▶ _Short task_: Gather the lines that hold the string "React".

▶ _Recorded data_:
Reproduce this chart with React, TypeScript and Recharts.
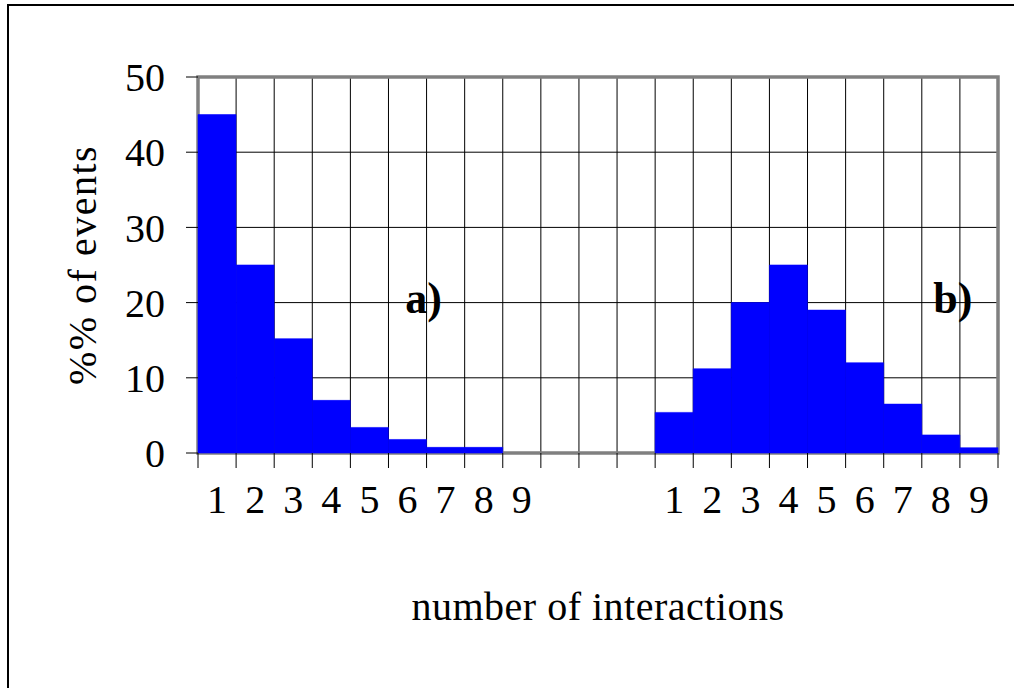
import React from 'react';
import {
  BarChart,
  Bar,
  XAxis,
  YAxis,
  CartesianGrid,
  ReferenceArea,
  ReferenceDot,
  Label,
} from 'recharts';

// Percent of events per interaction count, two panels side by side
const panelA = [45, 25, 15.2, 7, 3.4, 1.8, 0.75, 0.75, 0];
const spacer = [0, 0, 0];
const panelB = [5.4, 11.2, 20, 25, 19, 12, 6.5, 2.4, 0.7];

const slotLabels = [
  '1', '2', '3', '4', '5', '6', '7', '8', '9',
  '', '', '',
  '1', '2', '3', '4', '5', '6', '7', '8', '9',
];

const yTicks = [0, 10, 20, 30, 40, 50];

const data = [...panelA, ...spacer, ...panelB].map((pct, i) => ({
  slot: i,
  pct,
}));

const SERIF = 'Liberation Serif';
const W = 1014;
const H = 688;
const X_TICK_SIZE = 12;
const X_TICK_MARGIN = 20;
const SLOT_TICK_LEN = 15;

// Category tick: label at the slot centre, tick marks on the slot boundaries
const SlotTick = (props: any) => {
  const { x, y, payload, index, visibleTicksCount } = props;
  const half = payload && payload.offset ? payload.offset : 800 / slotLabels.length / 2;
  const axisY = y - X_TICK_SIZE - X_TICK_MARGIN;
  const isLast = index === (visibleTicksCount ?? slotLabels.length) - 1;
  return (
    <g>
      <line x1={x - half} x2={x - half} y1={axisY} y2={axisY + SLOT_TICK_LEN} stroke="#000" strokeWidth={1} />
      {isLast && (
        <line x1={x + half} x2={x + half} y1={axisY} y2={axisY + SLOT_TICK_LEN} stroke="#000" strokeWidth={1} />
      )}
      {slotLabels[payload.value] ? (
        <text
          x={x}
          y={y}
          dy="0.71em"
          textAnchor="middle"
          fill="#000"
          style={{ fontFamily: SERIF, fontSize: 40 }}
        >
          {slotLabels[payload.value]}
        </text>
      ) : null}
    </g>
  );
};

const YTitle = (props: any) => {
  const { x, y, width, height } = props.viewBox;
  const cx = x + width * 0.417;
  const cy = y + height / 2;
  return (
    <text
      x={cx}
      y={cy}
      transform={`rotate(-90 ${cx} ${cy})`}
      textAnchor="middle"
      dominantBaseline="central"
      style={{ fontFamily: SERIF, fontSize: 40, letterSpacing: 1.5 }}
      fill="#000"
    >
      %% of events
    </text>
  );
};

export default function App() {
  return (
    <div
      style={{
        position: 'absolute',
        left: 0,
        top: 0,
        width: W,
        height: H,
        overflow: 'hidden',
        background: '#fff',
        fontFamily: SERIF,
      }}
    >
      <div
        style={{
          position: 'absolute',
          left: 7,
          top: 4,
          width: 1100,
          height: 800,
          border: '2px solid #000',
        }}
      />
      <div style={{ position: 'absolute', left: 0, top: 0 }}>
        <BarChart
          width={W}
          height={H}
          data={data}
          margin={{ top: 77, right: 16, left: 0, bottom: 234 }}
          barCategoryGap={0}
          barGap={0}
        >
          <CartesianGrid
            stroke="#000"
            strokeWidth={1}
            verticalCoordinatesGenerator={({ offset }: any) =>
              Array.from(
                { length: slotLabels.length + 1 },
                (_, i) => offset.left + (i * offset.width) / slotLabels.length,
              )
            }
          />
          <XAxis
            dataKey="slot"
            type="category"
            height={1}
            interval={0}
            axisLine={false}
            tickLine={false}
            tickSize={X_TICK_SIZE}
            tickMargin={X_TICK_MARGIN}
            tick={<SlotTick />}
          >
            <Label
              value="number of interactions"
              position="bottom"
              offset={138}
              style={{ fontFamily: SERIF, fontSize: 40, letterSpacing: 0.5 }}
              fill="#000"
            />
          </XAxis>
          <YAxis
            width={198}
            domain={[0, 50]}
            ticks={yTicks}
            axisLine={false}
            tickSize={12}
            tickMargin={21}
            tickLine={{ stroke: '#000', strokeWidth: 1 }}
            tick={{ fontFamily: SERIF, fontSize: 40, fill: '#000' }}
          >
            <Label content={YTitle} />
          </YAxis>
          <Bar
            dataKey="pct"
            fill="#0000ff"
            stroke="#0000ff"
            strokeWidth={0.6}
            isAnimationActive={false}
          />
          <ReferenceArea
            x1={0}
            x2={slotLabels.length - 1}
            y1={0}
            y2={50}
            ifOverflow="visible"
            fill="none"
            fillOpacity={0}
            stroke="#808080"
            strokeWidth={3.5}
          />
          <ReferenceDot
            x={5}
            y={20.7}
            r={0}
            ifOverflow="visible"
            fill="none"
            stroke="none"
            label={{
              value: 'a)',
              position: 'center',
              dx: 16,
              style: { fontFamily: SERIF, fontSize: 44, fontWeight: 'bold' },
              fill: '#000',
            }}
          />
          <ReferenceDot
            x={19}
            y={20.7}
            r={0}
            ifOverflow="visible"
            fill="none"
            stroke="none"
            label={{
              value: 'b)',
              position: 'center',
              dx: 12,
              style: { fontFamily: SERIF, fontSize: 44, fontWeight: 'bold' },
              fill: '#000',
            }}
          />
        </BarChart>
      </div>
    </div>
  );
}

▶ _Reply to the exercise_:
Reproduce this chart with React, TypeScript and Recharts.
import React from 'react';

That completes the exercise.